Conformal Window of Gauge Theories with Four-Fermion Interactions and Ideal Walking

TL;DR

This paper studies how four-fermion interactions influence the conformal window in gauge theories, revealing a shrinking window and increased anomalous dimensions, which inform models of walking technicolor and can be tested via lattice simulations.

Contribution

It provides a new phase diagram accounting for four-fermion interactions, showing their impact on the conformal window and implications for realistic technicolor models.

Findings

Conformal window shrinks with four-fermion interactions.

Anomalous dimension exceeds unity at the lower boundary.

Minimal and one-family walking technicolor models are archetypes.

Abstract

We investigate the effects of four-fermion interactions on the phase diagram of strongly interacting theories for any representation as function of the number of colors and flavors.

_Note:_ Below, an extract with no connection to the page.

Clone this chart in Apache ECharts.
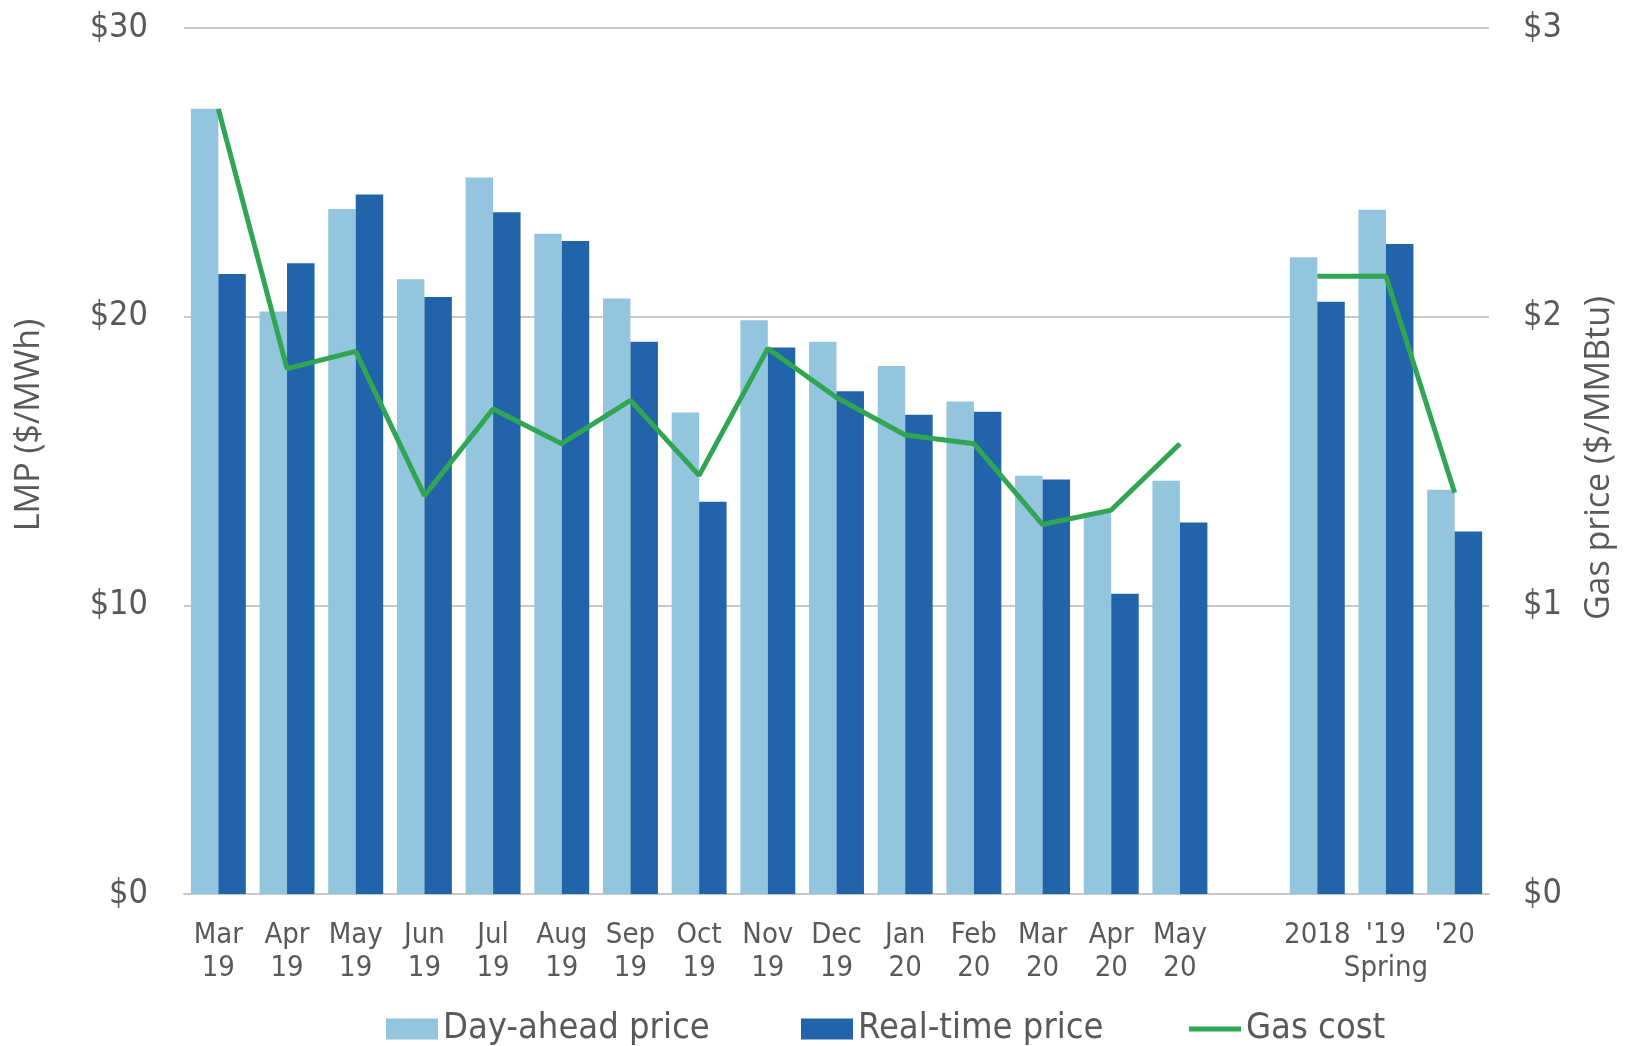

We show that the conformal window, for any representation, shrinks with respect to the case in which the four-fermion interactions are neglected. The anomalous dimension of the mass increases beyond the unity value at the lower boundary of the new conformal window. We plot the new phase diagram which can be used, together with the information about the anomalous dimension, to propose ideal models of walking technicolor. We discover that when the extended technicolor sector, responsible for giving masses to the standard model fermions, is sufficiently strongly coupled the technicolor theory, in isolation, must have an infrared fixed point for the full model to be phenomenologically viable. Using the new phase diagram we show that the simplest one family and minimal walking technicolor models are the archetypes of models of dynamical electroweak symmetry breaking. Our predictions can be verified via first principle lattice simulations.